══ THE DATA ══
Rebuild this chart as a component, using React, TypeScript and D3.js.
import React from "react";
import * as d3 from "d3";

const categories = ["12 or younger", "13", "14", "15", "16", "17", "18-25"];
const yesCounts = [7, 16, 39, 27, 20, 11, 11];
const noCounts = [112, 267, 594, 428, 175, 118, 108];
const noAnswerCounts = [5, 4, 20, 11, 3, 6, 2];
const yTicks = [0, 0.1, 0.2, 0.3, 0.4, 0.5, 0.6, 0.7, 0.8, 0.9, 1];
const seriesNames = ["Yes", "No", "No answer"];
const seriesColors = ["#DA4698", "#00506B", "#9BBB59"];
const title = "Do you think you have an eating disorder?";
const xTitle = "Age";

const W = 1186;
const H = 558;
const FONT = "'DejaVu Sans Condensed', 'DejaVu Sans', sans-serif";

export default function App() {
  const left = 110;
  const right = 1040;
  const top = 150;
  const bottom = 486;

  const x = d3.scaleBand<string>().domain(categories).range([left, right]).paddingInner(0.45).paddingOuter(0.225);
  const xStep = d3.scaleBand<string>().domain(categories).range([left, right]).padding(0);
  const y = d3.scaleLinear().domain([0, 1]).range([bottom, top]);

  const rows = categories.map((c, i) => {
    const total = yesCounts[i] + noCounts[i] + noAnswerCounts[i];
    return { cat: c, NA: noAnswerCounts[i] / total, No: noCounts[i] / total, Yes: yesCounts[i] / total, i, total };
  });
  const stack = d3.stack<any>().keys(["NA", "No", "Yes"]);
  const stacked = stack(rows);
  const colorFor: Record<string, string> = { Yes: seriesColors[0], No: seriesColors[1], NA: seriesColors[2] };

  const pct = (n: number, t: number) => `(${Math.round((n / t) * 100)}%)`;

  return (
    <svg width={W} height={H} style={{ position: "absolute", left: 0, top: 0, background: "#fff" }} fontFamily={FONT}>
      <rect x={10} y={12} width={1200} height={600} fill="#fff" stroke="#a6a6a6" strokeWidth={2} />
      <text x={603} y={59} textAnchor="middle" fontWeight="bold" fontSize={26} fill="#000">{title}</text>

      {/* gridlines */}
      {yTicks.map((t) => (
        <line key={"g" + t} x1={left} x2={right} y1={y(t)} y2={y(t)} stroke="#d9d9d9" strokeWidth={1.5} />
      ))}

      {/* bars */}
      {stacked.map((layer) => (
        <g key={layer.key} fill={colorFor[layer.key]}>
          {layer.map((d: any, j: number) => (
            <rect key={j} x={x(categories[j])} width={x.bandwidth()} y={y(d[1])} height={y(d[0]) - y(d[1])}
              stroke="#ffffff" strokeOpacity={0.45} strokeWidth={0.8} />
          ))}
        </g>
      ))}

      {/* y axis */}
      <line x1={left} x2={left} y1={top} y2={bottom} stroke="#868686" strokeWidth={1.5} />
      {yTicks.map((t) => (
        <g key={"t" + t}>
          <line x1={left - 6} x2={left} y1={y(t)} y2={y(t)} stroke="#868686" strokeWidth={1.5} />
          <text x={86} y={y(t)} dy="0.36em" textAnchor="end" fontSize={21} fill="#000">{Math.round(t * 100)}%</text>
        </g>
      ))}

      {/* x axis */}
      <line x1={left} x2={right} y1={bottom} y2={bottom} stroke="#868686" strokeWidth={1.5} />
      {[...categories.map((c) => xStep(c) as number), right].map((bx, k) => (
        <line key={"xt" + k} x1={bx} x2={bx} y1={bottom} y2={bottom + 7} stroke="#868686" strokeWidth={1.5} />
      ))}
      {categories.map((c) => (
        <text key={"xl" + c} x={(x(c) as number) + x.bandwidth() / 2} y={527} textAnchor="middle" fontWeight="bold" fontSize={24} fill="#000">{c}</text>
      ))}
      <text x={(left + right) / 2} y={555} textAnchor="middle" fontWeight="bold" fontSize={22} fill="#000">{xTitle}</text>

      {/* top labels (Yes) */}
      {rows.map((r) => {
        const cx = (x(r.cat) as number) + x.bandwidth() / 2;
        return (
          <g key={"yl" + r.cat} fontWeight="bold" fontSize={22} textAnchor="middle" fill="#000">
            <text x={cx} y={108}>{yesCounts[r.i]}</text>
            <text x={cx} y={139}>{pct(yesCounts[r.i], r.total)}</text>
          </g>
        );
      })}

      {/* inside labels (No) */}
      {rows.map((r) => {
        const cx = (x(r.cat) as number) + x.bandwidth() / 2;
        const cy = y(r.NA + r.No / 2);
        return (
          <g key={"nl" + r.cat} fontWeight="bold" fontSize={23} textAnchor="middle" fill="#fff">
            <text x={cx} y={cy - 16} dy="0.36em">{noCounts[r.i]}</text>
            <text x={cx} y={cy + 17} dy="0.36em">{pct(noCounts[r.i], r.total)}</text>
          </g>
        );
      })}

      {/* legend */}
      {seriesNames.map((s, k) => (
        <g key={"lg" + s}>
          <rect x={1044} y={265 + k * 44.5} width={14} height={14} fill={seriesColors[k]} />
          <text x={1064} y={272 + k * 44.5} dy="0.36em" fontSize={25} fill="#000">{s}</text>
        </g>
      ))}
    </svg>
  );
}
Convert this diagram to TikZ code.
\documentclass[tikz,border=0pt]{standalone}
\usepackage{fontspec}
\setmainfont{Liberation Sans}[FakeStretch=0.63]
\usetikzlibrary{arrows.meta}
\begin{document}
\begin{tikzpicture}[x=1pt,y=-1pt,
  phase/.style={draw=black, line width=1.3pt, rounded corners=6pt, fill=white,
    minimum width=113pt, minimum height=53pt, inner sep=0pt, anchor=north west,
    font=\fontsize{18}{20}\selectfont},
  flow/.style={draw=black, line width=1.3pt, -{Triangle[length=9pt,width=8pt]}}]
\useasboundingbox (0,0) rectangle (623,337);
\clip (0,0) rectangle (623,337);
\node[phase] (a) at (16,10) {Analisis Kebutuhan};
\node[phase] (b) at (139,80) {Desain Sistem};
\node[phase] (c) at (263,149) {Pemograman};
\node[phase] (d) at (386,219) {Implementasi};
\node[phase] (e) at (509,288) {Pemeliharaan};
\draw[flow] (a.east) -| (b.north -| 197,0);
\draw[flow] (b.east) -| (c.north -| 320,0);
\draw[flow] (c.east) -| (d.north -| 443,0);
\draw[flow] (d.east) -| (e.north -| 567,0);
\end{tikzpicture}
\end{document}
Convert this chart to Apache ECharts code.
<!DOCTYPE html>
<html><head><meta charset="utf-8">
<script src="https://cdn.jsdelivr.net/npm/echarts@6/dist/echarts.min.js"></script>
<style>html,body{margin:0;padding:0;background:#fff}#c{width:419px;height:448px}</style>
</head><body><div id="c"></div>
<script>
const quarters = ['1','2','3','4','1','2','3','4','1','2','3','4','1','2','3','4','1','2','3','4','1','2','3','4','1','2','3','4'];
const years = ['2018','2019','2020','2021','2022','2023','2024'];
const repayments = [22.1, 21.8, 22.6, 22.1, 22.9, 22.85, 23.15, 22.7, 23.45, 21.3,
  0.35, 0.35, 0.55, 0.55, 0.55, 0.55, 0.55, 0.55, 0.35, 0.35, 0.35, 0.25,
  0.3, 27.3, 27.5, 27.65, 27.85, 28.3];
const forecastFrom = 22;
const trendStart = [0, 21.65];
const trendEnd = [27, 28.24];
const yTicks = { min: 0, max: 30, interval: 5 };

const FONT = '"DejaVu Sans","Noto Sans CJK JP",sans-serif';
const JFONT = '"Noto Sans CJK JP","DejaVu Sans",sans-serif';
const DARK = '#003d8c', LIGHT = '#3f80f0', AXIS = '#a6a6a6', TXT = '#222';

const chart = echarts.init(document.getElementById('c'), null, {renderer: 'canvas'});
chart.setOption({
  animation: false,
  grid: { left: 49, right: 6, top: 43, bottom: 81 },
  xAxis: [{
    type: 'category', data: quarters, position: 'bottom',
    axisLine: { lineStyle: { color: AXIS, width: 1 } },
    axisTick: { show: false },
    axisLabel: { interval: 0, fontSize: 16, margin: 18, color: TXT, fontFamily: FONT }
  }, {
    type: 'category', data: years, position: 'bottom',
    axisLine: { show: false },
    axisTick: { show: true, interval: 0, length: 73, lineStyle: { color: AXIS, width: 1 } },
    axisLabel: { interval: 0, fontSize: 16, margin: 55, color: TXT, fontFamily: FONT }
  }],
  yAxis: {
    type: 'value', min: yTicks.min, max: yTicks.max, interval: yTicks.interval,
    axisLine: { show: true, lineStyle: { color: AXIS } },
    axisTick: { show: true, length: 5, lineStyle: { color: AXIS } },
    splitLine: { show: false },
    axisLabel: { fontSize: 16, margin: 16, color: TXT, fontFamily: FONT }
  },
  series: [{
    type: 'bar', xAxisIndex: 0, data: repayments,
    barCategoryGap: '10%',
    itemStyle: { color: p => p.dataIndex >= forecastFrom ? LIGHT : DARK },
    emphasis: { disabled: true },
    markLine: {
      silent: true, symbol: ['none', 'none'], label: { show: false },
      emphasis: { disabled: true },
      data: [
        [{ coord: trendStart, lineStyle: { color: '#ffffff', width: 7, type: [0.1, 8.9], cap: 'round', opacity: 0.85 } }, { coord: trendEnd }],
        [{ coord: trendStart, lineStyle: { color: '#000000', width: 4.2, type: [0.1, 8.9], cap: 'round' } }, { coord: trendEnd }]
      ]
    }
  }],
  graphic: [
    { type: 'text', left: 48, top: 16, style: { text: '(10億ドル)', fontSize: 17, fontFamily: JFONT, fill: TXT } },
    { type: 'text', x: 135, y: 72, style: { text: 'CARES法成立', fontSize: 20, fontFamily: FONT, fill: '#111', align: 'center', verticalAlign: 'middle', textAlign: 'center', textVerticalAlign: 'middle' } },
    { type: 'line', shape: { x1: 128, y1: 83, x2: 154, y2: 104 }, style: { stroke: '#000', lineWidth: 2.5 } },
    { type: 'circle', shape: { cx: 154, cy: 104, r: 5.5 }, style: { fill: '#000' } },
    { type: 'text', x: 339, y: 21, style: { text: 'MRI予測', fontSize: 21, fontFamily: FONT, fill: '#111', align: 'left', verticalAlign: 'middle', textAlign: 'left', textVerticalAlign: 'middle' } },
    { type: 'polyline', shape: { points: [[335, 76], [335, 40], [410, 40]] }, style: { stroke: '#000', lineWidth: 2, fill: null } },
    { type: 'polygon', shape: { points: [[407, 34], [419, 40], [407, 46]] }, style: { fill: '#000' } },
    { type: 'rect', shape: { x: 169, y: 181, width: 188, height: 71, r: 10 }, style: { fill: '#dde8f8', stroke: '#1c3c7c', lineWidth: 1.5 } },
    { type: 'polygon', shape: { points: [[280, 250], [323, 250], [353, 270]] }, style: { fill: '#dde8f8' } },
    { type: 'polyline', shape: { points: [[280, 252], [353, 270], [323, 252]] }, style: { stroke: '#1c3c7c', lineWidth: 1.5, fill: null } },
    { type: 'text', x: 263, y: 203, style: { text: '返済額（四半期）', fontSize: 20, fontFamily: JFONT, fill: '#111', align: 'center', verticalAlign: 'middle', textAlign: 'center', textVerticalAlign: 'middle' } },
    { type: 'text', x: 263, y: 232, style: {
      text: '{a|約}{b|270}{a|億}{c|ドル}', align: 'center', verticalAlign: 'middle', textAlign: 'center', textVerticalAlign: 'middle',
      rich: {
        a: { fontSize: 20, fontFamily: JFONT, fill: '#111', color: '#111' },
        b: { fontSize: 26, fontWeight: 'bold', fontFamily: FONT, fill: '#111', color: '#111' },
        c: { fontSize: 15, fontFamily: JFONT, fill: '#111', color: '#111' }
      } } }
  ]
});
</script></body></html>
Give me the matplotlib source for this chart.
═══
### [WHAT THE EXERCISE ASKS]
Only the lines from the top of the data through the line that contains "import * as" should be quoted, exactly as they stand.

### [REPLY]
Rebuild this chart as a component, using React, TypeScript and D3.js.
import React from "react";
import * as d3 from "d3";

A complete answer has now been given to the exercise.